Come ‘ere, or you’ll get one in the face!
OVERHEARD along the street, in a tense conversation between a father and his five-year-old son: “Come here! Now, or you’ll get one in the face!”
Clearly we are an advanced species. Happily, what with peak oil and climate change, we won’t be a species at all for too much longer, which will at least save a few young children from being punched in the face.
Or am I worrying too much?
He is, after all, an odious little turd (the five-year-old, that is) who may not be game to tell his father to eff off, but that doesn’t stop him telling me.
In the north of England it was common to hear mothers threatening their children with: “Come indoors Albert, or I’ll tear off yer arm and belt yer wit’ soggy end.”
My own mother threatened on a regular basis to skin us alive. She bore no resemblance to Hannibal Lecter at all. She used to wrap us in large and soap-smelling breasts that were warm and cuddlesome and I never once remember thinking: “Uh-oh, this is where she gets the knife out.”
But I don’t know, “…get one in the face…” somehow has a different ring to it.
So does, “eff of, granddad” and on that score I can assure you, there were no 1950 equivalents.
Indeed, it was not uncommon to hear of someone appearing before the magistrate for using obscene language. But even the newspapers wouldn’t dare print what was actually said. (I suppose it might have been “Crikey!” but I doubt it).

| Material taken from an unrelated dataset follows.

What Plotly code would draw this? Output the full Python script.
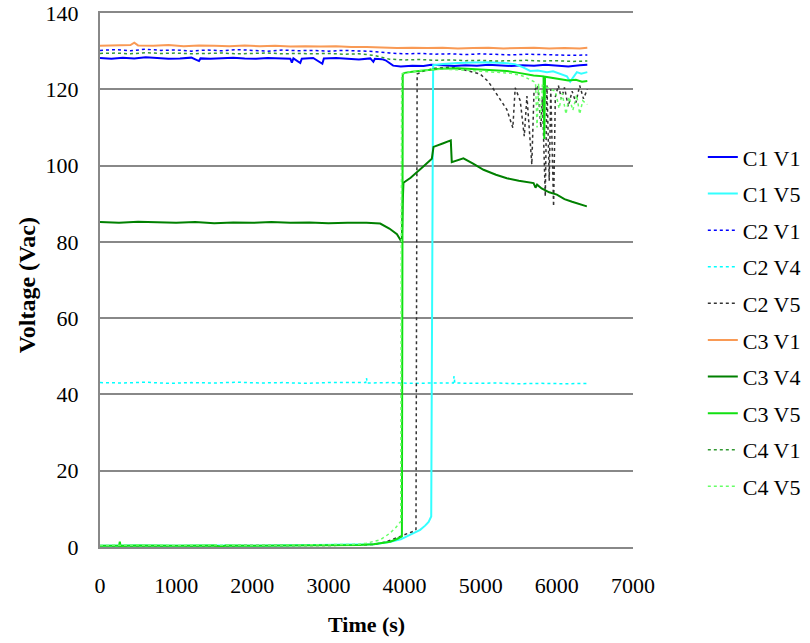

I hear you say, “See, it wasn’t uncommon.” And I take your point.
But my point is that at least no-one approved of it. No one condoned it. It was punishable. Now it’s more common than full stops in The Bible.
So what’s changed?
We all used to do it. Even when I was at school we swore, but not in the hearing of our parents – indeed not in the hearing of anyone other than our mates.
Now the f-word is the language of families. It has replaced “er” in the lexicon of space fillers while you think what to say next. And in some families those spaces are, necessarily, very frequent.
But they are families!
I am certain this father and his little boy are very close. I have seen them in the park, kicking a football about (“Get up, you effin’ wooss!”) and clearly having fun.
If I so much as slapped his wrist for the insults he throws at me I’m certain I’d be getting several in the face from his father.
So what changed? More important – how do we get back to the 1950s?
Well, we don’t. That was then and this is now. The past is another country. They do things differently there. Incomprehensible as it may seem, when this revolting five-year-old is 65 he’ll be whinging about the appalling drop in social standards since he was a lad.
My case rests.
Clearly, before our standards have sunk that low we’ll be wiped out by plague, war, famine or from constantly being punched in the face by our parents.